-- The exercise --
Render the material again word for word, skipping the pictures in it.

-- Supplied data --
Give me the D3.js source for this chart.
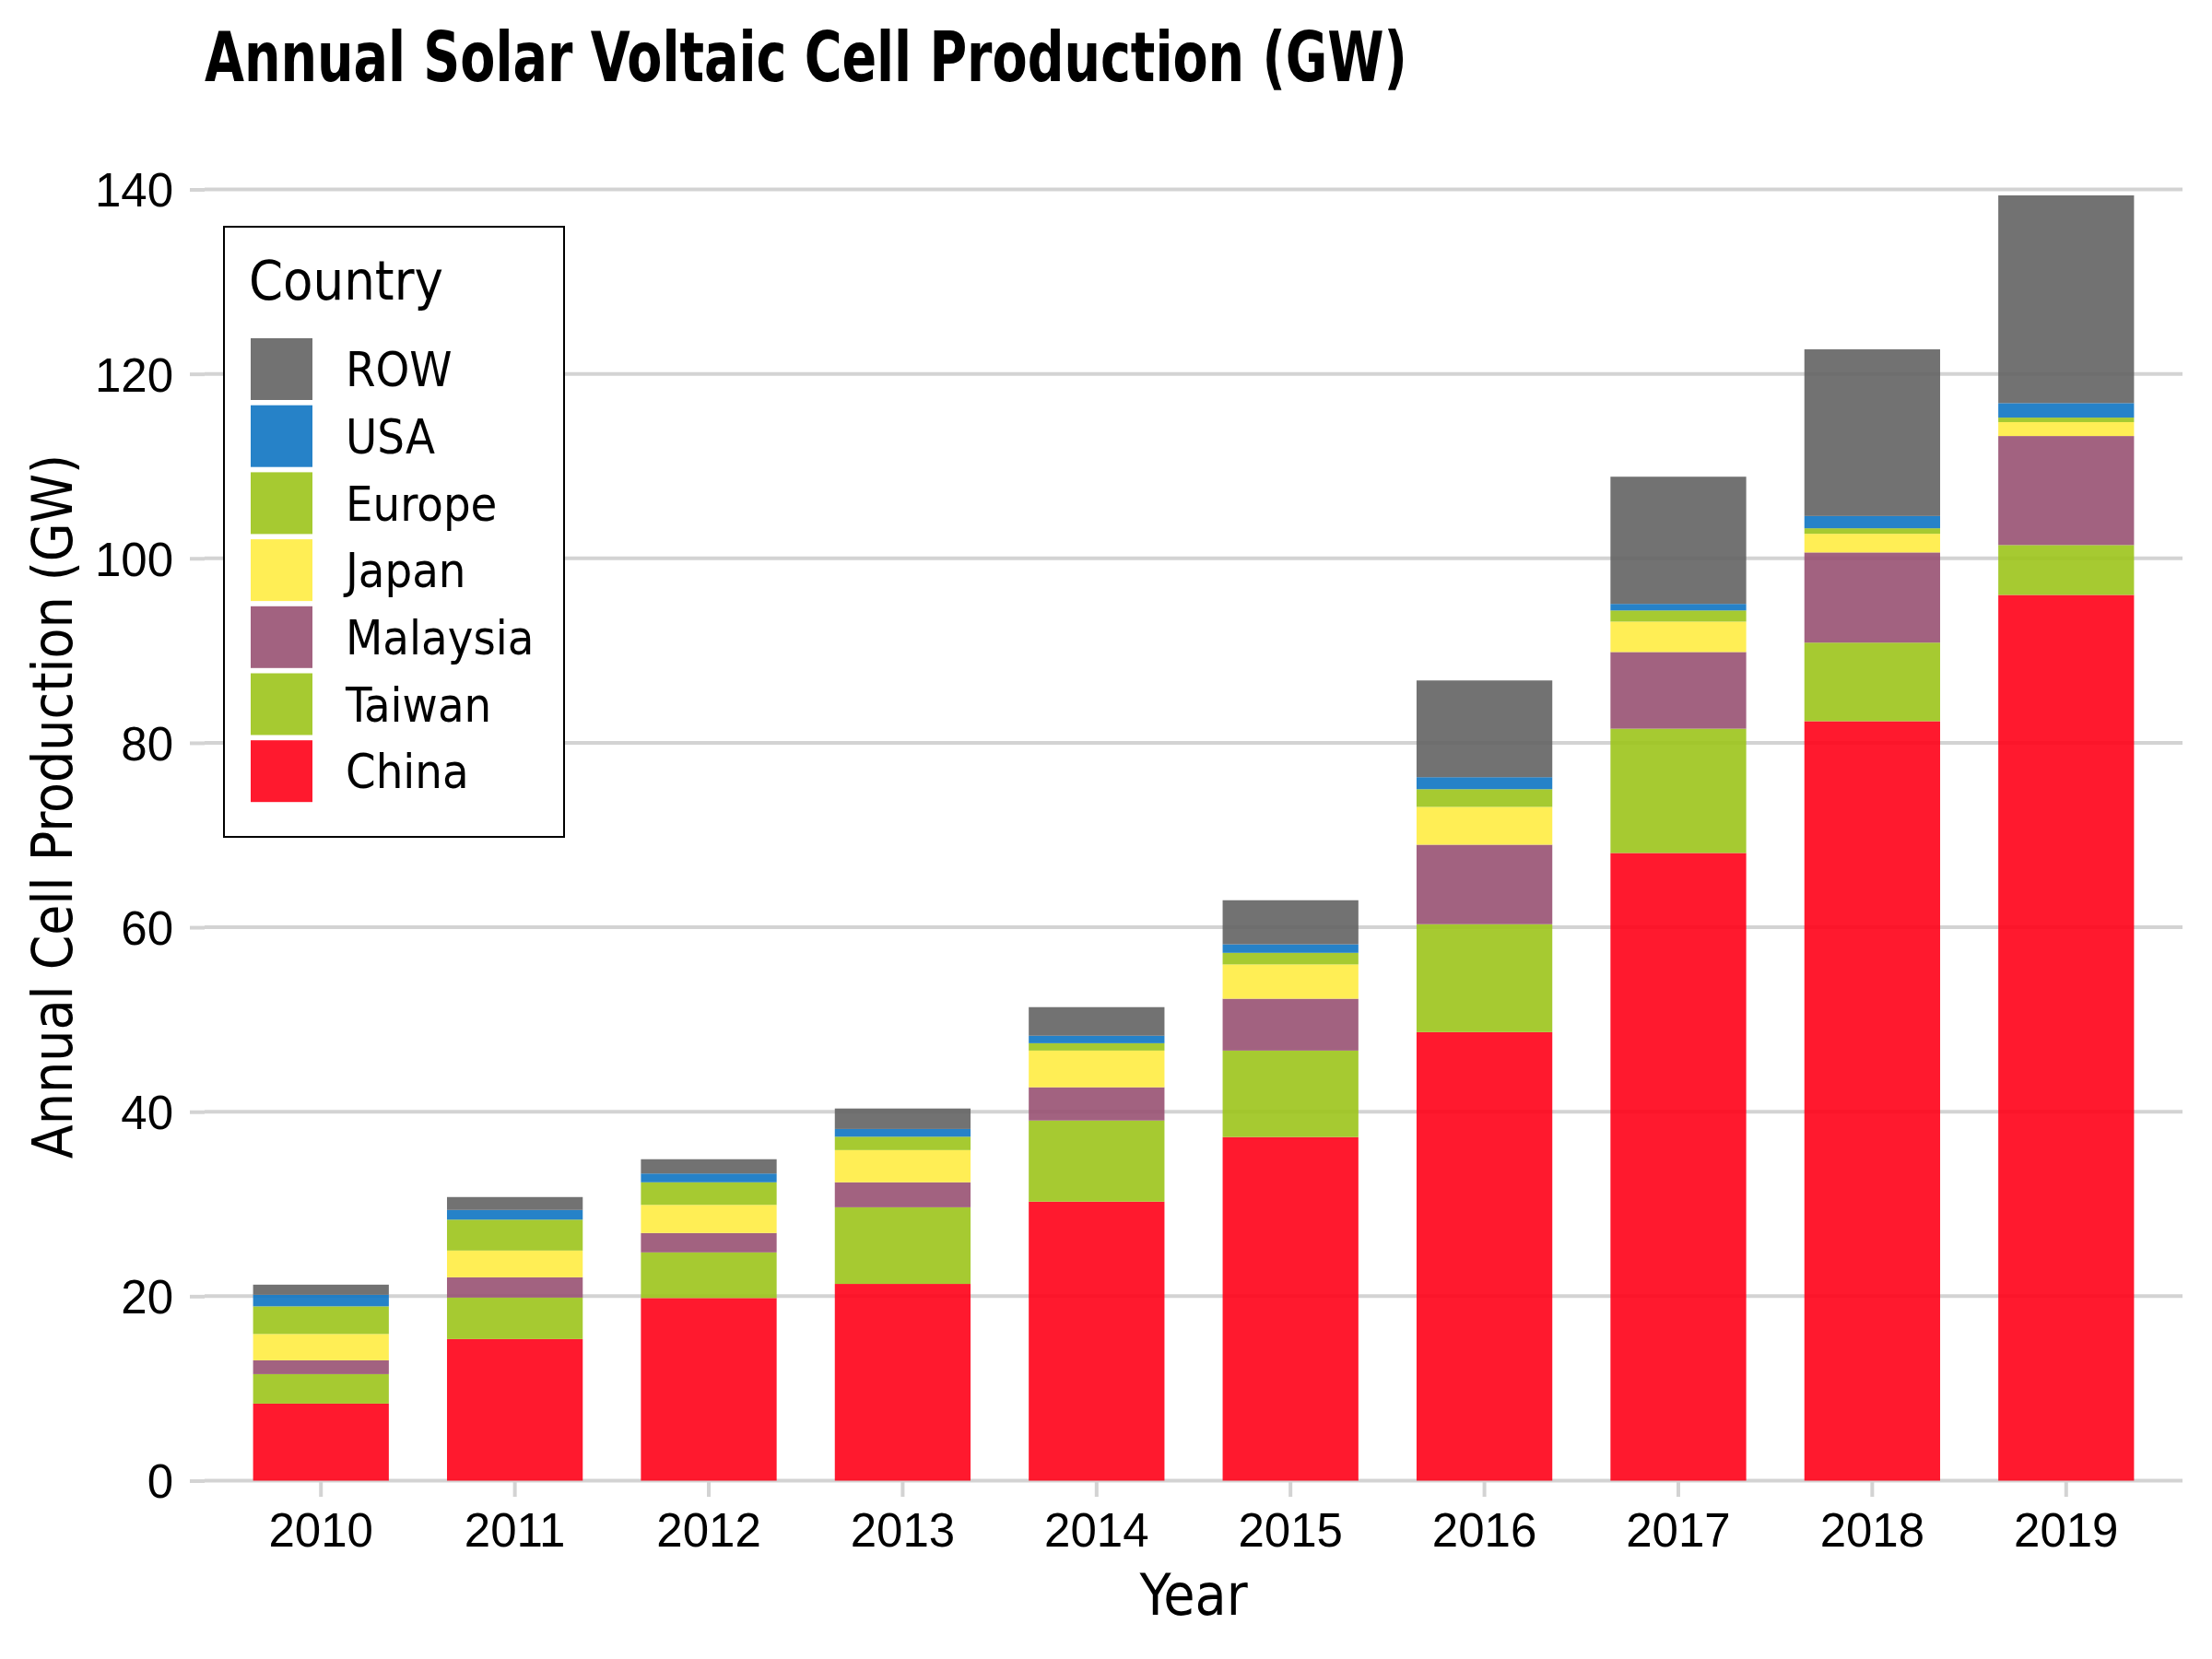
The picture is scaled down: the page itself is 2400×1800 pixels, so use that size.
<!DOCTYPE html>
<html>
<head>
    <meta charset="utf-8">
    <title>Annual Solar Voltaic Cell Production</title>
    <script src="https://d3js.org/d3.v7.min.js"></script>
    <style>
        body {
            margin: 0;
            background: #fff;
        }
        svg {
            display: block;
            font-family: "Liberation Sans Narrow", "DejaVu Sans Condensed", "Noto Sans", sans-serif;
        }
        .grid line {
            stroke: #d3d3d3;
            stroke-width: 4px;
        }
        .axis path {
            display: none;
        }
        .axis line {
            stroke: #d3d3d3;
            stroke-width: 4px;
        }
        .axis text {
            font-size: 51px;
            fill: #000;
        }
    </style>
</head>
<body>
    <svg id="chart" width="2400" height="1800"></svg>

    <script>
        // Data (GW)
        const years = ["2010", "2011", "2012", "2013", "2014", "2015", "2016", "2017", "2018", "2019"];
        const china    = [8.35, 15.35, 19.8, 21.33, 30.25, 37.25, 48.63, 68.05, 82.34, 96.03];
        const taiwan   = [3.2, 4.5, 4.95, 8.31, 8.8, 9.38, 11.7, 13.48, 8.52, 5.41];
        const malaysia = [1.5, 2.2, 2.1, 2.71, 3.6, 5.62, 8.62, 8.31, 9.78, 11.82];
        const japan    = [2.85, 2.9, 3.05, 3.49, 3.98, 3.72, 4.1, 3.3, 2.02, 1.51];
        const europe   = [3.0, 3.35, 2.45, 1.45, 0.8, 1.26, 1.92, 1.21, 0.6, 0.49];
        const usa      = [1.25, 1.05, 0.95, 0.84, 0.81, 0.92, 1.3, 0.71, 1.33, 1.57];
        const rowData  = [1.1, 1.4, 1.55, 2.22, 3.1, 4.78, 10.49, 13.79, 18.07, 22.52];

        // stacking order, bottom to top
        const countries = ["China", "Taiwan", "Malaysia", "Japan", "Europe", "USA", "ROW"];
        const series = [china, taiwan, malaysia, japan, europe, usa, rowData];
        const colours = ["#ff0017", "#9cc41b", "#985172", "#ffec42", "#9cc41b", "#0e74c2", "#636363"];
        const yTicks = [0, 20, 40, 60, 80, 100, 120, 140];

        const table = years.map((yr, i) => {
            const d = { year: yr };
            countries.forEach((c, j) => { d[c] = series[j][i]; });
            return d;
        });

        const svg = d3.select("#chart");
        const panelLeft = 222, panelRight = 2368, panelTop = 143.5, panelBottom = 1606.5;

        const x = d3.scaleBand()
            .domain(years)
            .range([panelLeft, panelRight])
            .paddingInner(0.3)
            .paddingOuter(0.25);

        const y = d3.scaleLinear()
            .domain([0, 140])
            .range([panelBottom, 205.5]);

        const colour = d3.scaleOrdinal().domain(countries).range(colours);

        // gridlines
        svg.append("g")
            .attr("class", "grid")
            .selectAll("line")
            .data(yTicks)
            .enter()
            .append("line")
            .attr("x1", panelLeft)
            .attr("x2", panelRight)
            .attr("y1", d => y(d))
            .attr("y2", d => y(d));

        // y axis
        svg.append("g")
            .attr("class", "axis")
            .attr("transform", `translate(${panelLeft},0)`)
            .call(d3.axisLeft(y).tickValues(yTicks).tickSize(16).tickPadding(18))
            .selectAll("text")
            .attr("dy", "0.36em");

        // x axis
        svg.append("g")
            .attr("class", "axis")
            .attr("transform", `translate(0,${panelBottom + 1.5})`)
            .call(d3.axisBottom(x).tickSize(16).tickPadding(18))
            .selectAll("text")
            .attr("dy", "0.71em");

        // stacked bars
        const stacked = d3.stack().keys(countries)(table);

        svg.append("g")
            .selectAll("g")
            .data(stacked)
            .enter()
            .append("g")
            .attr("fill", d => colour(d.key))
            .attr("fill-opacity", 0.9)
            .selectAll("rect")
            .data(d => d)
            .enter()
            .append("rect")
            .attr("x", d => x(d.data.year))
            .attr("width", x.bandwidth())
            .attr("y", d => y(d[1]))
            .attr("height", d => y(d[0]) - y(d[1]));

        // title
        svg.append("text")
            .attr("x", panelLeft)
            .attr("y", 88)
            .attr("font-size", 75)
            .attr("font-weight", "bold")
            .attr("textLength", 1305)
            .attr("lengthAdjust", "spacingAndGlyphs")
            .text("Annual Solar Voltaic Cell Production (GW)");

        // axis titles
        svg.append("text")
            .attr("x", (panelLeft + panelRight) / 2)
            .attr("y", 1752)
            .attr("text-anchor", "middle")
            .attr("font-size", 62)
            .text("Year");

        svg.append("text")
            .attr("transform", `translate(78,${(panelTop + panelBottom) / 2}) rotate(-90)`)
            .attr("text-anchor", "middle")
            .attr("font-size", 60)
            .text("Annual Cell Production (GW)");

        // legend
        const legend = svg.append("g");
        legend.append("rect")
            .attr("x", 243)
            .attr("y", 246)
            .attr("width", 369)
            .attr("height", 662)
            .attr("fill", "#fff")
            .attr("stroke", "#000")
            .attr("stroke-width", 2);

        legend.append("text")
            .attr("x", 270)
            .attr("y", 325)
            .attr("font-size", 59)
            .text("Country");

        const legendKeys = countries.slice().reverse();
        const items = legend.selectAll(".legend-item")
            .data(legendKeys)
            .enter()
            .append("g")
            .attr("class", "legend-item")
            .attr("transform", (d, i) => `translate(272,${367 + i * 72.7})`);

        items.append("rect")
            .attr("width", 67)
            .attr("height", 67)
            .attr("fill", d => colour(d))
            .attr("fill-opacity", 0.9);

        items.append("text")
            .attr("x", 103)
            .attr("y", 33.5)
            .attr("dy", "0.36em")
            .attr("font-size", 52)
            .text(d => d);
    </script>
</body>
</html>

-- Exercise response --
Give me the D3.js source for this chart.
The picture is scaled down: the page itself is 2400×1800 pixels, so use that size.
<!DOCTYPE html>
<html>
<head>
    <meta charset="utf-8">
    <title>Annual Solar Voltaic Cell Production</title>
    <script src="https://d3js.org/d3.v7.min.js"></script>
    <style>
        body {
            margin: 0;
            background: #fff;
        }
        svg {
            display: block;
            font-family: "Liberation Sans Narrow", "DejaVu Sans Condensed", "Noto Sans", sans-serif;
        }
        .grid line {
            stroke: #d3d3d3;
            stroke-width: 4px;
        }
        .axis path {
            display: none;
        }
        .axis line {
            stroke: #d3d3d3;
            stroke-width: 4px;
        }
        .axis text {
            font-size: 51px;
            fill: #000;
        }
    </style>
</head>
<body>
    <svg id="chart" width="2400" height="1800"></svg>

    <script>
        // Data (GW)
        const years = ["2010", "2011", "2012", "2013", "2014", "2015", "2016", "2017", "2018", "2019"];
        const china    = [8.35, 15.35, 19.8, 21.33, 30.25, 37.25, 48.63, 68.05, 82.34, 96.03];
        const taiwan   = [3.2, 4.5, 4.95, 8.31, 8.8, 9.38, 11.7, 13.48, 8.52, 5.41];
        const malaysia = [1.5, 2.2, 2.1, 2.71, 3.6, 5.62, 8.62, 8.31, 9.78, 11.82];
        const japan    = [2.85, 2.9, 3.05, 3.49, 3.98, 3.72, 4.1, 3.3, 2.02, 1.51];
        const europe   = [3.0, 3.35, 2.45, 1.45, 0.8, 1.26, 1.92, 1.21, 0.6, 0.49];
        const usa      = [1.25, 1.05, 0.95, 0.84, 0.81, 0.92, 1.3, 0.71, 1.33, 1.57];
        const rowData  = [1.1, 1.4, 1.55, 2.22, 3.1, 4.78, 10.49, 13.79, 18.07, 22.52];

        // stacking order, bottom to top
        const countries = ["China", "Taiwan", "Malaysia", "Japan", "Europe", "USA", "ROW"];
        const series = [china, taiwan, malaysia, japan, europe, usa, rowData];
        const colours = ["#ff0017", "#9cc41b", "#985172", "#ffec42", "#9cc41b", "#0e74c2", "#636363"];
        const yTicks = [0, 20, 40, 60, 80, 100, 120, 140];

        const table = years.map((yr, i) => {
            const d = { year: yr };
            countries.forEach((c, j) => { d[c] = series[j][i]; });
            return d;
        });

        const svg = d3.select("#chart");
        const panelLeft = 222, panelRight = 2368, panelTop = 143.5, panelBottom = 1606.5;

        const x = d3.scaleBand()
            .domain(years)
            .range([panelLeft, panelRight])
            .paddingInner(0.3)
            .paddingOuter(0.25);

        const y = d3.scaleLinear()
            .domain([0, 140])
            .range([panelBottom, 205.5]);

        const colour = d3.scaleOrdinal().domain(countries).range(colours);

        // gridlines
        svg.append("g")
            .attr("class", "grid")
            .selectAll("line")
            .data(yTicks)
            .enter()
            .append("line")
            .attr("x1", panelLeft)
            .attr("x2", panelRight)
            .attr("y1", d => y(d))
            .attr("y2", d => y(d));

        // y axis
        svg.append("g")
            .attr("class", "axis")
            .attr("transform", `translate(${panelLeft},0)`)
            .call(d3.axisLeft(y).tickValues(yTicks).tickSize(16).tickPadding(18))
            .selectAll("text")
            .attr("dy", "0.36em");

        // x axis
        svg.append("g")
            .attr("class", "axis")
            .attr("transform", `translate(0,${panelBottom + 1.5})`)
            .call(d3.axisBottom(x).tickSize(16).tickPadding(18))
            .selectAll("text")
            .attr("dy", "0.71em");

        // stacked bars
        const stacked = d3.stack().keys(countries)(table);

        svg.append("g")
            .selectAll("g")
            .data(stacked)
            .enter()
            .append("g")
            .attr("fill", d => colour(d.key))
            .attr("fill-opacity", 0.9)
            .selectAll("rect")
            .data(d => d)
            .enter()
            .append("rect")
            .attr("x", d => x(d.data.year))
            .attr("width", x.bandwidth())
            .attr("y", d => y(d[1]))
            .attr("height", d => y(d[0]) - y(d[1]));

        // title
        svg.append("text")
            .attr("x", panelLeft)
            .attr("y", 88)
            .attr("font-size", 75)
            .attr("font-weight", "bold")
            .attr("textLength", 1305)
            .attr("lengthAdjust", "spacingAndGlyphs")
            .text("Annual Solar Voltaic Cell Production (GW)");

        // axis titles
        svg.append("text")
            .attr("x", (panelLeft + panelRight) / 2)
            .attr("y", 1752)
            .attr("text-anchor", "middle")
            .attr("font-size", 62)
            .text("Year");

        svg.append("text")
            .attr("transform", `translate(78,${(panelTop + panelBottom) / 2}) rotate(-90)`)
            .attr("text-anchor", "middle")
            .attr("font-size", 60)
            .text("Annual Cell Production (GW)");

        // legend
        const legend = svg.append("g");
        legend.append("rect")
            .attr("x", 243)
            .attr("y", 246)
            .attr("width", 369)
            .attr("height", 662)
            .attr("fill", "#fff")
            .attr("stroke", "#000")
            .attr("stroke-width", 2);

        legend.append("text")
            .attr("x", 270)
            .attr("y", 325)
            .attr("font-size", 59)
            .text("Country");

        const legendKeys = countries.slice().reverse();
        const items = legend.selectAll(".legend-item")
            .data(legendKeys)
            .enter()
            .append("g")
            .attr("class", "legend-item")
            .attr("transform", (d, i) => `translate(272,${367 + i * 72.7})`);

        items.append("rect")
            .attr("width", 67)
            .attr("height", 67)
            .attr("fill", d => colour(d))
            .attr("fill-opacity", 0.9);

        items.append("text")
            .attr("x", 103)
            .attr("y", 33.5)
            .attr("dy", "0.36em")
            .attr("font-size", 52)
            .text(d => d);
    </script>
</body>
</html>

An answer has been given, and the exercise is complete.